MUSC received a $1 million grant to study garlic’s effectiveness in treating glioblastoma, a type of brain tumor equivalent to a death sentence within a short period after diagnosis. Studies have involved brain cancer cells from animal models as researchers try to determine the best pathway to the brain.
 
Garlic’s cancer-fighting agent is its rich organo-sulfur compound properties. Garlic already had been proven effective in treating colon, stomach and prostate cancers, said Swapan Ray, Ph.D., principal investigator of the MUSC study. Lab tests demonstrated that the compounds inhibit growth of the brain cancer tumor. “It showed dramatic shrinking of the tumor,” Ray said.
 
Ray, a Neurosciences/Neurology associate professor, is working with fellow department professor Naren Banik, Ph.D., and postdoctoral fellow Arabinda Das, Ph.D. They have studied three pure organo-sulfur compounds (DAS, DADS, and DATS) from garlic and the interaction each had with human glioblastoma cells. All three compounds demonstrated efficacy in eradicating brain cancer cells, but DATS (with three sulfur atoms) proved to be the most effective, lending more support to previous studies of that particular compound.
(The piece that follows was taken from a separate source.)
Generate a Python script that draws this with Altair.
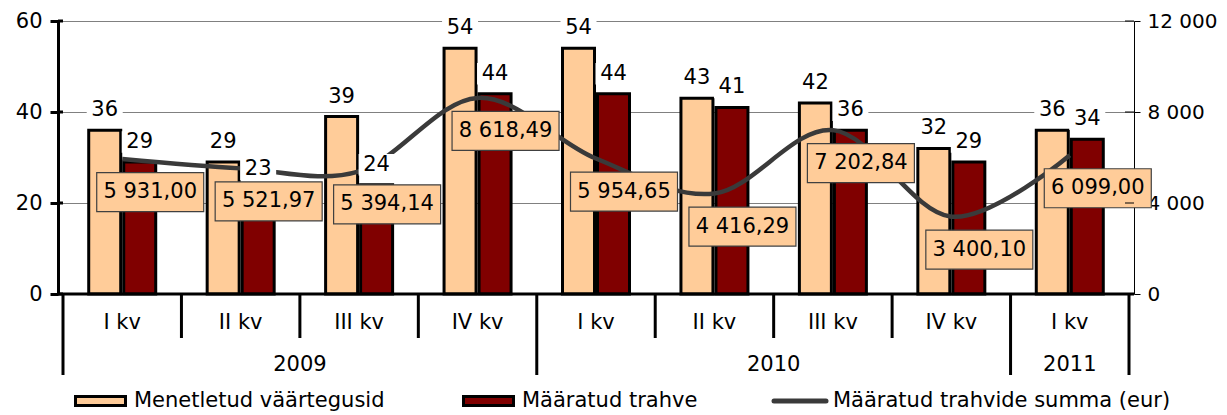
import altair as alt
import pandas as pd

# ---------------- data ----------------
quarters = ["I kv", "II kv", "III kv", "IV kv", "I kv", "II kv", "III kv", "IV kv", "I kv"]
years = ["2009", "2009", "2009", "2009", "2010", "2010", "2010", "2010", "2011"]
menetletud = [36, 29, 39, 54, 54, 43, 42, 32, 36]
maaratud = [29, 23, 24, 44, 44, 41, 36, 29, 34]
summa = [5931.00, 5521.97, 5394.14, 8618.49, 5954.65, 4416.29, 7202.84, 3400.10, 6099.00]
series_names = ["Menetletud väärtegusid", "Määratud trahve", "Määratud trahvide summa (eur)"]
left_ticks = [0, 20, 40, 60]
right_ticks = [0, 4000, 8000, 12000]

# ---------------- styling ----------------
W, H = 1076, 273
PEACH = "#FFCC99"
DARKRED = "#800000"
LINEC = "#3a3a3a"
FONT = "DejaVu Sans"
FS = 21

n = len(quarters)
df = pd.DataFrame({
    "idx": list(range(n)),
    "quarter": quarters,
    "year": years,
    "men": menetletud,
    "maa": maaratud,
    "sum": summa,
})
df["center"] = df["idx"] + 0.5
df["sum_label"] = [f"{v:,.2f}".replace(",", " ").replace(".", ",") for v in summa]

bounds_short, bounds_long = [], []
for b in range(n + 1):
    if b == 0 or b == n or years[b] != years[b - 1]:
        bounds_long.append({"pos": b})
    else:
        bounds_short.append({"pos": b})

year_rows = []
for y in dict.fromkeys(years):
    idxs = [i for i, v in enumerate(years) if v == y]
    year_rows.append({"year": y, "center": (min(idxs) + max(idxs) + 1) / 2})
year_df = pd.DataFrame(year_rows)

xscale = alt.Scale(domain=[0, n], nice=False, zero=False)
yl_scale = alt.Scale(domain=[0, 60], nice=False)
yr_scale = alt.Scale(domain=[0, 12000], nice=False)


def X(field):
    return alt.X(field, scale=xscale, axis=None)


base = alt.Chart(df)
one = alt.Data(values=[{"a": 1}])

RECT_SMALL = "M-1,-0.6L1,-0.6L1,0.6L-1,0.6Z"
RECT_BOX = "M-1,-0.3645L1,-0.3645L1,0.3645L-1,0.3645Z"

bars_men = base.mark_bar(size=32, xOffset=-17.5, fill=PEACH, stroke="black",
                         strokeWidth=3, orient="vertical").encode(
    x=X("center:Q"),
    y=alt.Y("men:Q", scale=yl_scale,
            axis=alt.Axis(orient="left", values=left_ticks, grid=True, gridColor="#808080",
                          gridWidth=1, domainColor="black", domainWidth=3, tickColor="black",
                          tickWidth=3, tickSize=8, labelFont=FONT, labelFontSize=FS,
                          labelColor="black", labelPadding=8, title=None)),
)
bars_maa = base.mark_bar(size=32, xOffset=17.5, fill=DARKRED, stroke="black",
                         strokeWidth=3, orient="vertical").encode(
    x=X("center:Q"),
    y=alt.Y("maa:Q", scale=yl_scale, axis=None),
)

line = base.mark_line(interpolate="cardinal", color=LINEC, strokeWidth=4.5).encode(
    x=X("center:Q"),
    y=alt.Y("sum:Q", scale=yr_scale,
            axis=alt.Axis(orient="right", values=right_ticks,
                          labelExpr="replace(format(datum.value, ','), ',', ' ')",
                          grid=False, domainColor="black", domainWidth=1, tickColor="black",
                          tickWidth=1, tickSize=6, labelFont=FONT, labelFontSize=20,
                          labelColor="black", labelPadding=7, title=None)),
)

def bar_labels(field, off):
    box = base.mark_point(shape=RECT_SMALL, size=36 ** 2, filled=True, fill="white",
                          strokeOpacity=0, opacity=1, xOffset=off, yOffset=-20).encode(
        x=X("center:Q"), y=alt.Y(f"{field}:Q", scale=yl_scale, axis=None))
    txt = base.mark_text(font=FONT, fontSize=21, color="black", baseline="middle",
                         dx=off, dy=-20).encode(
        x=X("center:Q"), y=alt.Y(f"{field}:Q", scale=yl_scale, axis=None),
        text=alt.Text(f"{field}:Q"))
    return [box, txt]

DX, DY = 28, 33
sum_box = base.mark_point(shape=RECT_BOX, size=107 ** 2, filled=True, fill=PEACH,
                          stroke="#404040", strokeWidth=1.2, opacity=1,
                          xOffset=DX, yOffset=DY).encode(
    x=X("center:Q"), y=alt.Y("sum:Q", scale=yr_scale, axis=None))
sum_txt = base.mark_text(font=FONT, fontSize=21, color="black", baseline="middle",
                         dx=DX, dy=DY).encode(
    x=X("center:Q"), y=alt.Y("sum:Q", scale=yr_scale, axis=None), text="sum_label:N")

# axis helpers
x_axis_line = alt.Chart(one).mark_rule(color="black", strokeWidth=3).encode(
    x=alt.value(0), x2=alt.value(W), y=alt.value(H))
left_inner = alt.Chart(pd.DataFrame({"v": left_ticks})).mark_rule(color="black", strokeWidth=3).encode(
    y=alt.Y("v:Q", scale=yl_scale, axis=None), x=alt.value(0), x2=alt.value(5))
right_inner = alt.Chart(pd.DataFrame({"v": right_ticks})).mark_rule(color="black", strokeWidth=1).encode(
    y=alt.Y("v:Q", scale=yr_scale, axis=None), x=alt.value(W - 9), x2=alt.value(W))

sep_short = alt.Chart(pd.DataFrame(bounds_short)).mark_rule(color="black", strokeWidth=3).encode(
    x=X("pos:Q"), y=alt.value(H), y2=alt.value(H + 44))
sep_long = alt.Chart(pd.DataFrame(bounds_long)).mark_rule(color="black", strokeWidth=3).encode(
    x=X("pos:Q"), y=alt.value(H), y2=alt.value(H + 81))

q_labels = base.mark_text(font=FONT, fontSize=FS, color="black", baseline="middle").encode(
    x=X("center:Q"), y=alt.value(H + 29), text="quarter:N")
y_labels = alt.Chart(year_df).mark_text(font=FONT, fontSize=FS, color="black", baseline="middle").encode(
    x=X("center:Q"), y=alt.value(H + 71), text="year:N")

# legend
LY = 380
leg = [
    alt.Chart(one).mark_rect(fill=PEACH, stroke="black", strokeWidth=3).encode(
        x=alt.value(17.5), x2=alt.value(67.5), y=alt.value(LY - 4.5), y2=alt.value(LY + 4.5)),
    alt.Chart(one).mark_text(font=FONT, fontSize=FS, color="black", align="left", baseline="middle").encode(
        x=alt.value(76), y=alt.value(LY), text=alt.value(series_names[0])),
    alt.Chart(one).mark_rect(fill=DARKRED, stroke="black", strokeWidth=3).encode(
        x=alt.value(405.5), x2=alt.value(455.5), y=alt.value(LY - 4.5), y2=alt.value(LY + 4.5)),
    alt.Chart(one).mark_text(font=FONT, fontSize=FS, color="black", align="left", baseline="middle").encode(
        x=alt.value(464), y=alt.value(LY), text=alt.value(series_names[1])),
    alt.Chart(one).mark_rule(color=LINEC, strokeWidth=5, strokeCap="round").encode(
        x=alt.value(716), x2=alt.value(768), y=alt.value(LY)),
    alt.Chart(one).mark_text(font=FONT, fontSize=FS, color="black", align="left", baseline="middle").encode(
        x=alt.value(775), y=alt.value(LY), text=alt.value(series_names[2])),
]

layers = [bars_men, bars_maa, line] + bar_labels("men", -17.5) + bar_labels("maa", 17.5) + \
    [sum_box, sum_txt, x_axis_line, left_inner, right_inner, sep_short, sep_long,
     q_labels, y_labels] + leg

chart = alt.layer(*layers).resolve_scale(y="independent").properties(
    width=W, height=H,
    padding={"left": 50, "top": 13, "right": 85, "bottom": 117},
    autosize=alt.AutoSizeParams(type="none"),
).configure_view(stroke=None)

chart.save("out.html", embed_options={"renderer": "svg", "actions": False})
The study will be published in the September issue of Cancer, which is the premier journal of the American Cancer Society.
 
Cancer cells are known to have an incredibly high metabolism, as they require much energy to divide cells for rapid growth. In this study, it has been shown that garlic compounds produce reactive oxygen species in rapidly growing brain cancer cells, essentially gorging them to death with activation of multiple death cascades.
 
“This research highlights the great promise of plant-originated com-pounds as natural medicine for controlling the malignant growth of human brain tumor cells,” Ray said. “However, more studies are needed in animal models of brain tumors before application of this therapeutic strategy to brain tumor patients.”
 
Banik is enthusiastic about this discovery, which actually emerged as a side study from another project.
 
“Our basic studies will eventually be translated to the clinics for patient care. Although we may have to wait several years before its application to humans, the significance of this discovery is enormous,” Banik said. “The benefits from this research to brain cancer patients will bring great satisfaction to the researchers and clinicians who are now trying to find a successful treatment for this devastating cancer.”
 
Future research will include animal studies prior to clinical trials, Ray said.
 
While it is unlikely that eating garlic cloves would have any significant affect on brain cancer, eating garlic has a number of healthful affects, including reduced blood pressure as well as heading off other cancers in the digestive tract.
 
Because garlic-derived organo-sulfur compounds are small molecules, they may not require complicated methods of vascular delivery for treating brain tumor patients. And by virtue of their natural origin, the garlic compounds are probably better for the human body than synthetic treatment options, Ray said.
 
Ray has already received two R01 grants (combined funding of approximately $2.5 million), one from the National Cancer Institute and another from the National Institute of Neurological Diseases and Stroke, to support his neuro-oncology research program. He has a productive research team that includes five post-doctoral fellows.
 
As for those who desire any potential anti-cancer benefits from garlic now, certain rules apply. Ray said people should cut and peel a piece of fresh garlic and let it sit for 15 minutes before eating or cooking it. This amount of time is needed to release an enzyme (allinase) that produces these anti-cancer compounds. Both Ray and Banik caution the public against eating too much garlic, noting that too much of it can cause diarrhea, allergies, internal bleeding, bad breath and body odor.